◆ OBJECTIVE ◆
Starting with the first line of the data that follows, transcribe every line verbatim until the line containing "0.58, 10.6, 1.39];" has been transcribed.
---------------
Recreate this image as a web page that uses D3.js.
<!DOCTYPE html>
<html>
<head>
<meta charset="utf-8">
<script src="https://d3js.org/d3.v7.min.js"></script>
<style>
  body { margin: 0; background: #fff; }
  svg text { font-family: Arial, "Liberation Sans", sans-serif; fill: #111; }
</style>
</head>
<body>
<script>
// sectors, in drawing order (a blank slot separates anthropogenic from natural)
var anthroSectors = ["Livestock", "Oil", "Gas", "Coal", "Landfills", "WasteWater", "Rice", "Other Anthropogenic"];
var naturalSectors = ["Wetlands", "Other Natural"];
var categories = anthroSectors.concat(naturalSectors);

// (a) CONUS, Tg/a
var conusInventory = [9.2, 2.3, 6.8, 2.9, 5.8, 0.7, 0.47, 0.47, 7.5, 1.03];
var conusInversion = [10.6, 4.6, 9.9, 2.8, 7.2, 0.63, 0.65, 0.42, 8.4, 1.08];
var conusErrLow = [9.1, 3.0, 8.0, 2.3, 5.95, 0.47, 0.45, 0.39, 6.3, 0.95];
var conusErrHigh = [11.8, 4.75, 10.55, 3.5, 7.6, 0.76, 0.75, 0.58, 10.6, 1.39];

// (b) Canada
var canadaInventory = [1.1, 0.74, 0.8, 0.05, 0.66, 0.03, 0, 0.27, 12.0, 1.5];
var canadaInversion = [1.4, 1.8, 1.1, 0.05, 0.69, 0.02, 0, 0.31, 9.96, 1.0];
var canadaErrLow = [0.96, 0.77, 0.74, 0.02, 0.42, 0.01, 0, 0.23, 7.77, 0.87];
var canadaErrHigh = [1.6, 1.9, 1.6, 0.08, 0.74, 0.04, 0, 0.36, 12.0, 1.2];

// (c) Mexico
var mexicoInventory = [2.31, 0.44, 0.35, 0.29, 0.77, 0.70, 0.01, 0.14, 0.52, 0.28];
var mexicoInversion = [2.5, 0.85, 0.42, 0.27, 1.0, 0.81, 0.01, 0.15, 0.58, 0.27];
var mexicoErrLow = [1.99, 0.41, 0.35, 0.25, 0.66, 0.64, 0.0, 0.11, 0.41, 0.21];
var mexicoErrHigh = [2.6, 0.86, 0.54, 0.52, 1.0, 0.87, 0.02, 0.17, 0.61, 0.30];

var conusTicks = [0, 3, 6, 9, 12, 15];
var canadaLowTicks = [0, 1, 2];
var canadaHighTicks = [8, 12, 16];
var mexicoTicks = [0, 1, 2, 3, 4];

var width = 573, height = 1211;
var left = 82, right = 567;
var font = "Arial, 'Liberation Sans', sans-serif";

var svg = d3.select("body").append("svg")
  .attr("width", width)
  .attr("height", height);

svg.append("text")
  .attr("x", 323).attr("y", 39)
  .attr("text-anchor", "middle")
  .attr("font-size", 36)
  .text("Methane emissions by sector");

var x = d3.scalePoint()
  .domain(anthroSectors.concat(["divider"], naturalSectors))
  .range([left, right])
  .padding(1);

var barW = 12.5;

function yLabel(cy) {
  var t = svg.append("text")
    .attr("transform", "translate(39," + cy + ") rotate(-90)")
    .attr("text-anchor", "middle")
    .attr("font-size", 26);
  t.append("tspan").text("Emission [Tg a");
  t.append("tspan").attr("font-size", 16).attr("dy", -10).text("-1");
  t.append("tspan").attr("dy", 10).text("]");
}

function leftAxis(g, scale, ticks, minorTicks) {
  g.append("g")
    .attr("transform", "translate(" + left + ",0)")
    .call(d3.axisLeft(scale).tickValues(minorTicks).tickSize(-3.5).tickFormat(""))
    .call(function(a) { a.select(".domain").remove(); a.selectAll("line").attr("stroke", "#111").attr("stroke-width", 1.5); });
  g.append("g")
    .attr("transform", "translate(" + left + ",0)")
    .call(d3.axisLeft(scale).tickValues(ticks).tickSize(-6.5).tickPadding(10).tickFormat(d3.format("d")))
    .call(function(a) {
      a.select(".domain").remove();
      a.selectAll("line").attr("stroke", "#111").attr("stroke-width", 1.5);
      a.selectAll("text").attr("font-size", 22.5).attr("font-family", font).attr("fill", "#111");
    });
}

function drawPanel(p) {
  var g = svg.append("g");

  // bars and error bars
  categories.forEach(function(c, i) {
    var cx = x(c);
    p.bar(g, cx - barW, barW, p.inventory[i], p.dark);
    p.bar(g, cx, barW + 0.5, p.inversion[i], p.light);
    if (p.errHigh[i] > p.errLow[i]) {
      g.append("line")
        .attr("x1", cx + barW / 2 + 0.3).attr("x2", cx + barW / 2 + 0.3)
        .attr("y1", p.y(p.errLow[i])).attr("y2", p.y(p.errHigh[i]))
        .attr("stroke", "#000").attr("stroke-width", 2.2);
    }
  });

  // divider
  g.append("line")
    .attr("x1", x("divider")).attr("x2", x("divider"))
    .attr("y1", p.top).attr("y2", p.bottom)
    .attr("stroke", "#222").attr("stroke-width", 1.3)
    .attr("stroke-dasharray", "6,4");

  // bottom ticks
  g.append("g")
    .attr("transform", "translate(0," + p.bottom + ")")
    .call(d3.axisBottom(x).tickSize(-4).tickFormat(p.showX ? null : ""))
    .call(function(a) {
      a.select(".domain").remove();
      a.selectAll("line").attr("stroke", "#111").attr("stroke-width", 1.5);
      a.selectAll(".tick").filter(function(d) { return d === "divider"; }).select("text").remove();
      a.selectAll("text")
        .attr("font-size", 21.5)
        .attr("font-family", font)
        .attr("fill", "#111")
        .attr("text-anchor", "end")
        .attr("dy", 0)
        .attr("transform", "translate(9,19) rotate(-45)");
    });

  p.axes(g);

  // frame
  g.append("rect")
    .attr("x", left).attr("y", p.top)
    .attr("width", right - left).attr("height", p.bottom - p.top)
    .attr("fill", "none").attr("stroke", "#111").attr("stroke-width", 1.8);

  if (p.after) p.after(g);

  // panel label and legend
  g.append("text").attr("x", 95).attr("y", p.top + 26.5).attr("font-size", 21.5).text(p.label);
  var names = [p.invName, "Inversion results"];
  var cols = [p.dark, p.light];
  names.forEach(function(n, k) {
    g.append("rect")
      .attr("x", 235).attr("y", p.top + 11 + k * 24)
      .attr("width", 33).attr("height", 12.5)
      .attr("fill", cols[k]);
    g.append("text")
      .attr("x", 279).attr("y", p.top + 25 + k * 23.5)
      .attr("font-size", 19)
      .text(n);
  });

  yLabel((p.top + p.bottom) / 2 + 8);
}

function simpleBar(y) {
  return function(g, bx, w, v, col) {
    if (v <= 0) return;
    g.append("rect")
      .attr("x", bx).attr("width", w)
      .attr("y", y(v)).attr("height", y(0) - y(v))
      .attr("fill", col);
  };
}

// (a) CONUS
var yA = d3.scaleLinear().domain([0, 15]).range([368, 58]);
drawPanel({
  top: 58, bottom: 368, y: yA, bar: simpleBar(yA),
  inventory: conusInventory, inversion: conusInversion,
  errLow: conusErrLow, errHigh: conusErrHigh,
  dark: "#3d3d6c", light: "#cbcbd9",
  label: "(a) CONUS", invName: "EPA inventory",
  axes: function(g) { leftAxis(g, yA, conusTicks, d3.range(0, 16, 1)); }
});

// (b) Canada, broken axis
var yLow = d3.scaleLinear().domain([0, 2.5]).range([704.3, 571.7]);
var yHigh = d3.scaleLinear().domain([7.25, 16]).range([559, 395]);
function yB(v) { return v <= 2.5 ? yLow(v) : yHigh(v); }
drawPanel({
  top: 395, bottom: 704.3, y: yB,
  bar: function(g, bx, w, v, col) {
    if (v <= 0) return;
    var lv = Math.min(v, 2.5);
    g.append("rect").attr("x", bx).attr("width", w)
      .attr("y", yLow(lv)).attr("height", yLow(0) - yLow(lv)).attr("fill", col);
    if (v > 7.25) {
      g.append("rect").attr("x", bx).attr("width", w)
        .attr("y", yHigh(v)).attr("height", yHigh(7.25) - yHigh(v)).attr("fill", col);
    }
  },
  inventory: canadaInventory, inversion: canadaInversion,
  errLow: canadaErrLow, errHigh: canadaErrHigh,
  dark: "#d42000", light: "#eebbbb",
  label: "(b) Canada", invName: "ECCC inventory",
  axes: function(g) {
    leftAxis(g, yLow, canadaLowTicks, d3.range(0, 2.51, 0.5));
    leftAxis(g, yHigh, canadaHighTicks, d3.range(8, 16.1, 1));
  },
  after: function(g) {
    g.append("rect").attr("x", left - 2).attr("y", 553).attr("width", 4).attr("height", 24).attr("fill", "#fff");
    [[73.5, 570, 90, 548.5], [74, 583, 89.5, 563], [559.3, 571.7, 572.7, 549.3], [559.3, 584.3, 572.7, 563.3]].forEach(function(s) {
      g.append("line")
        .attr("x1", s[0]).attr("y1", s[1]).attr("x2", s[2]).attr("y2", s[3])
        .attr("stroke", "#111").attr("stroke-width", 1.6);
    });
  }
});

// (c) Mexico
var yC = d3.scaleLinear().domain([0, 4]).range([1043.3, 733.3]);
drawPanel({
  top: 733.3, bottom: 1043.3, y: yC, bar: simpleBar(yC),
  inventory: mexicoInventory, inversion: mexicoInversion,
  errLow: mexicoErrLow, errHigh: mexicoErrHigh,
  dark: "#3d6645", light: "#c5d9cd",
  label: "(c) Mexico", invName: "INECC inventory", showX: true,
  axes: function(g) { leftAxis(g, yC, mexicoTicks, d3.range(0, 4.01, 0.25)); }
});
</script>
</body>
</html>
---------------
◆ ANSWER TO THIS PROBLEM ◆
Recreate this image as a web page that uses D3.js.
<!DOCTYPE html>
<html>
<head>
<meta charset="utf-8">
<script src="https://d3js.org/d3.v7.min.js"></script>
<style>
  body { margin: 0; background: #fff; }
  svg text { font-family: Arial, "Liberation Sans", sans-serif; fill: #111; }
</style>
</head>
<body>
<script>
// sectors, in drawing order (a blank slot separates anthropogenic from natural)
var anthroSectors = ["Livestock", "Oil", "Gas", "Coal", "Landfills", "WasteWater", "Rice", "Other Anthropogenic"];
var naturalSectors = ["Wetlands", "Other Natural"];
var categories = anthroSectors.concat(naturalSectors);

// (a) CONUS, Tg/a
var conusInventory = [9.2, 2.3, 6.8, 2.9, 5.8, 0.7, 0.47, 0.47, 7.5, 1.03];
var conusInversion = [10.6, 4.6, 9.9, 2.8, 7.2, 0.63, 0.65, 0.42, 8.4, 1.08];
var conusErrLow = [9.1, 3.0, 8.0, 2.3, 5.95, 0.47, 0.45, 0.39, 6.3, 0.95];
var conusErrHigh = [11.8, 4.75, 10.55, 3.5, 7.6, 0.76, 0.75, 0.58, 10.6, 1.39];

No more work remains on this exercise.